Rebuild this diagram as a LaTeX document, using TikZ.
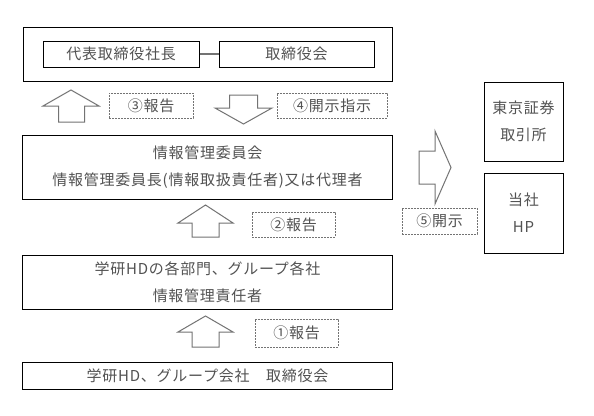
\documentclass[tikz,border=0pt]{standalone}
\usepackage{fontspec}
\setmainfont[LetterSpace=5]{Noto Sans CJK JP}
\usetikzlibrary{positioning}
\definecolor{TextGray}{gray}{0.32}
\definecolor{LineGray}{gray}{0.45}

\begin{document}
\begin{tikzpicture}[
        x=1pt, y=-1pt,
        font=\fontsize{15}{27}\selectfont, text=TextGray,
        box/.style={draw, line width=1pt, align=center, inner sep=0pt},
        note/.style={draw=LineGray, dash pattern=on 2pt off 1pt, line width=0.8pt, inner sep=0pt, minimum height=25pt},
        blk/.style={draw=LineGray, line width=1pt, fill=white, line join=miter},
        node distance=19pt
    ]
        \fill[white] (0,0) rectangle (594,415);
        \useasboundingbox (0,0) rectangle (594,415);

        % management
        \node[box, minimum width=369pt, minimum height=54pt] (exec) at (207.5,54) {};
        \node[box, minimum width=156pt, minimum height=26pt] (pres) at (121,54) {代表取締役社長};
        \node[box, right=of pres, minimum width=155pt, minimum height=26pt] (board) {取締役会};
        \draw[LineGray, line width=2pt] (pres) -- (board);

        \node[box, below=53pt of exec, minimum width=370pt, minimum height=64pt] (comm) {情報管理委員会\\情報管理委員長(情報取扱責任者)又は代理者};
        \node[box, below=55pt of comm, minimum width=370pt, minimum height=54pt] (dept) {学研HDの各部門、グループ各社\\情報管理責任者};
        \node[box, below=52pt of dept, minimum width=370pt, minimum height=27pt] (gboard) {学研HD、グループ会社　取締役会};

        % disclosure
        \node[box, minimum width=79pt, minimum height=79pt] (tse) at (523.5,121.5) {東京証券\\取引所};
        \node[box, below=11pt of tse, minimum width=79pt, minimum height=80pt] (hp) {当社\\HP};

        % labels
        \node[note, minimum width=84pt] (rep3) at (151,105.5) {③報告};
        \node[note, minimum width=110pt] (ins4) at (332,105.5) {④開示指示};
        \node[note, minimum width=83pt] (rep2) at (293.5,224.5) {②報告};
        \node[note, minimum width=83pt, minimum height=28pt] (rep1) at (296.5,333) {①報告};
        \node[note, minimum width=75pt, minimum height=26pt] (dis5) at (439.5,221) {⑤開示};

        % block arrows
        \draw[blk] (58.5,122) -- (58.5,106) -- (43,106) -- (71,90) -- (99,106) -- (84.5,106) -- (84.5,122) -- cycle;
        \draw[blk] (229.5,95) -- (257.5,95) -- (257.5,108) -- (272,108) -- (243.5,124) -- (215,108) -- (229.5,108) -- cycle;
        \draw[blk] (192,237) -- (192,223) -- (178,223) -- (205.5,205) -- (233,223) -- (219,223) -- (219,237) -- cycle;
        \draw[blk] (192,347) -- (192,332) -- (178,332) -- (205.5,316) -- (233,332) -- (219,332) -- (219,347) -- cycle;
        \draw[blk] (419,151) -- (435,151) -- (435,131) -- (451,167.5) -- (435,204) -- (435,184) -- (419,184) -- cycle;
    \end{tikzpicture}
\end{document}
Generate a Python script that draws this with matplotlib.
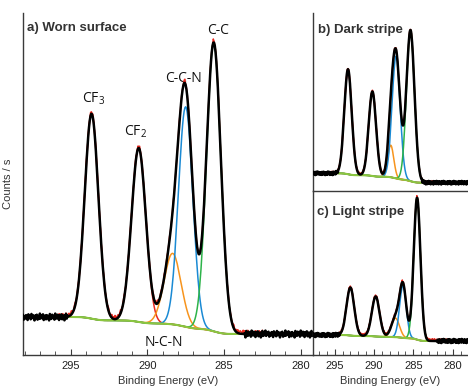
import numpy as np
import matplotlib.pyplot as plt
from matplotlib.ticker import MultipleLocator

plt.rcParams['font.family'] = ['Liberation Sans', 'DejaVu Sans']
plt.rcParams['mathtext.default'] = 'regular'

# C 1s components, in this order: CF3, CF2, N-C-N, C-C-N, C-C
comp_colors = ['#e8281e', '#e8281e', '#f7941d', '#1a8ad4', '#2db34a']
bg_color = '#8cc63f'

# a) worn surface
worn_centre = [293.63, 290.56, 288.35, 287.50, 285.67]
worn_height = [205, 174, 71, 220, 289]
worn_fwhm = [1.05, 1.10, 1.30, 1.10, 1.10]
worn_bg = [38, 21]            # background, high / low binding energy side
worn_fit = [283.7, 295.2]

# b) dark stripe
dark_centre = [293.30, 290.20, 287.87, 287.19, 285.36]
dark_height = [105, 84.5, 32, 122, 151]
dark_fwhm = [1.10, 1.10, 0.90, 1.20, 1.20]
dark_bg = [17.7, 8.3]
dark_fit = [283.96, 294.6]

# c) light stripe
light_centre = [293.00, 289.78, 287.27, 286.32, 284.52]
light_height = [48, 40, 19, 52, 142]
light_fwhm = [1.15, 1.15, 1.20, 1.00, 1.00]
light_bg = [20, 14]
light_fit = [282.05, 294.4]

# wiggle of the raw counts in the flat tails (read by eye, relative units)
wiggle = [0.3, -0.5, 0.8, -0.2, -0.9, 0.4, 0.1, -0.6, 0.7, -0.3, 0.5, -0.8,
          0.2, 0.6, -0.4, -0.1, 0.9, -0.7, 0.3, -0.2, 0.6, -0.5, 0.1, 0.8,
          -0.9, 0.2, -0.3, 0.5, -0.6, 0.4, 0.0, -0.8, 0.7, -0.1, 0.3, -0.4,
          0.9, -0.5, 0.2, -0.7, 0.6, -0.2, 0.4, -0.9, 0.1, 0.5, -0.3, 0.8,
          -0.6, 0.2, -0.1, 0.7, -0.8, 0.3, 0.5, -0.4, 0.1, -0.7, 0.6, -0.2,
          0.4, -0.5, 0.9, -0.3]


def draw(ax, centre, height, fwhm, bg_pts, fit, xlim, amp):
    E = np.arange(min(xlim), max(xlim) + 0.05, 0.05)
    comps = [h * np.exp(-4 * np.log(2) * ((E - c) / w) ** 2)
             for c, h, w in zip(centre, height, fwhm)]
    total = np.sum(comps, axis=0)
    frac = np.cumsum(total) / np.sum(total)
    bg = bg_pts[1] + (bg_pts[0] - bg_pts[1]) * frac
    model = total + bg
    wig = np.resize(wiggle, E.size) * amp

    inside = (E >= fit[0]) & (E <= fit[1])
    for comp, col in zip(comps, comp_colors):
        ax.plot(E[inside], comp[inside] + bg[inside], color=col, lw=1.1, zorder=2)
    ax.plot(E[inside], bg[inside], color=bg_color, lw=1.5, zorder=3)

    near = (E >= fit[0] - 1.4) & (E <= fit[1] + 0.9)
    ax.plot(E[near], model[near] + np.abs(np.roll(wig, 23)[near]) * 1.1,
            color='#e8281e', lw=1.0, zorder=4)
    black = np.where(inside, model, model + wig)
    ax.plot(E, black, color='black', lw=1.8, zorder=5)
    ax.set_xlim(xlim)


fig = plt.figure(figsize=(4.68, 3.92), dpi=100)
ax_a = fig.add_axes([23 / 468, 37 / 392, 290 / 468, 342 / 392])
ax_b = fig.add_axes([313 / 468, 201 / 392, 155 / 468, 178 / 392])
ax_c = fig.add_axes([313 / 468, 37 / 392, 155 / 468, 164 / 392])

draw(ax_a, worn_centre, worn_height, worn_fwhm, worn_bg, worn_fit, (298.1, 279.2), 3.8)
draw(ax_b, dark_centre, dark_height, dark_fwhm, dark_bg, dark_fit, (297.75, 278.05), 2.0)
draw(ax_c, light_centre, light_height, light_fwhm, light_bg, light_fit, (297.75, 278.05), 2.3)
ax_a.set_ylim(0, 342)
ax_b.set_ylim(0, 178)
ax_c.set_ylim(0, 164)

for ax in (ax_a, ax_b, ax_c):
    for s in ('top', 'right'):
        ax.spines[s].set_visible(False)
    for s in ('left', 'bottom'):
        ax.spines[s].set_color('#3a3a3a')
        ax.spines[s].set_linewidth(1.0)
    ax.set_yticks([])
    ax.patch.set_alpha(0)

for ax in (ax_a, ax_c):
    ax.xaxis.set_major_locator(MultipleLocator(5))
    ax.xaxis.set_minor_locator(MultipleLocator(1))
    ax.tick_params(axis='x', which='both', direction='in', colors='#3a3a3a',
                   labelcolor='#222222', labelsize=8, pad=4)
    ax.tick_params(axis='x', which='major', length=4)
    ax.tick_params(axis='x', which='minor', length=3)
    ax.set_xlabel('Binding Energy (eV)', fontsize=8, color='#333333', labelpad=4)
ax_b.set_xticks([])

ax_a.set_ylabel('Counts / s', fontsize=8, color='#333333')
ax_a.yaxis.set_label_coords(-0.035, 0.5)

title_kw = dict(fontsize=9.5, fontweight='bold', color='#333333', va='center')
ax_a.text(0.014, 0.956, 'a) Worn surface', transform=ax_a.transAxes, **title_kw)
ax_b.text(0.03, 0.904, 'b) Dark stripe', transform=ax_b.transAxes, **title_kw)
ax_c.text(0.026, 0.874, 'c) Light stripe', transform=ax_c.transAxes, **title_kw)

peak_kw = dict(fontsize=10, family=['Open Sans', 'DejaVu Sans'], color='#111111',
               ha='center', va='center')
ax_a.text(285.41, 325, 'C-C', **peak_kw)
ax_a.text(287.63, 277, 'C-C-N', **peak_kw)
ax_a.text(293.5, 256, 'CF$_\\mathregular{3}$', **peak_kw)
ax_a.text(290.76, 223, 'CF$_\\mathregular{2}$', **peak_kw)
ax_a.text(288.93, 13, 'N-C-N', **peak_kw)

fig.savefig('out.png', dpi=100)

· · · · ·

> STATED EXERCISE
Your task is to retype exactly the lines from the one containing "Generate a Python" through the one containing "0.4, -0.5, 0.9, -0.3]", leaving every picture out.

> OUTPUT FOR THIS TASK
Generate a Python script that draws this with matplotlib.
import numpy as np
import matplotlib.pyplot as plt
from matplotlib.ticker import MultipleLocator

plt.rcParams['font.family'] = ['Liberation Sans', 'DejaVu Sans']
plt.rcParams['mathtext.default'] = 'regular'

# C 1s components, in this order: CF3, CF2, N-C-N, C-C-N, C-C
comp_colors = ['#e8281e', '#e8281e', '#f7941d', '#1a8ad4', '#2db34a']
bg_color = '#8cc63f'

# a) worn surface
worn_centre = [293.63, 290.56, 288.35, 287.50, 285.67]
worn_height = [205, 174, 71, 220, 289]
worn_fwhm = [1.05, 1.10, 1.30, 1.10, 1.10]
worn_bg = [38, 21]            # background, high / low binding energy side
worn_fit = [283.7, 295.2]

# b) dark stripe
dark_centre = [293.30, 290.20, 287.87, 287.19, 285.36]
dark_height = [105, 84.5, 32, 122, 151]
dark_fwhm = [1.10, 1.10, 0.90, 1.20, 1.20]
dark_bg = [17.7, 8.3]
dark_fit = [283.96, 294.6]

# c) light stripe
light_centre = [293.00, 289.78, 287.27, 286.32, 284.52]
light_height = [48, 40, 19, 52, 142]
light_fwhm = [1.15, 1.15, 1.20, 1.00, 1.00]
light_bg = [20, 14]
light_fit = [282.05, 294.4]

# wiggle of the raw counts in the flat tails (read by eye, relative units)
wiggle = [0.3, -0.5, 0.8, -0.2, -0.9, 0.4, 0.1, -0.6, 0.7, -0.3, 0.5, -0.8,
          0.2, 0.6, -0.4, -0.1, 0.9, -0.7, 0.3, -0.2, 0.6, -0.5, 0.1, 0.8,
          -0.9, 0.2, -0.3, 0.5, -0.6, 0.4, 0.0, -0.8, 0.7, -0.1, 0.3, -0.4,
          0.9, -0.5, 0.2, -0.7, 0.6, -0.2, 0.4, -0.9, 0.1, 0.5, -0.3, 0.8,
          -0.6, 0.2, -0.1, 0.7, -0.8, 0.3, 0.5, -0.4, 0.1, -0.7, 0.6, -0.2,
          0.4, -0.5, 0.9, -0.3]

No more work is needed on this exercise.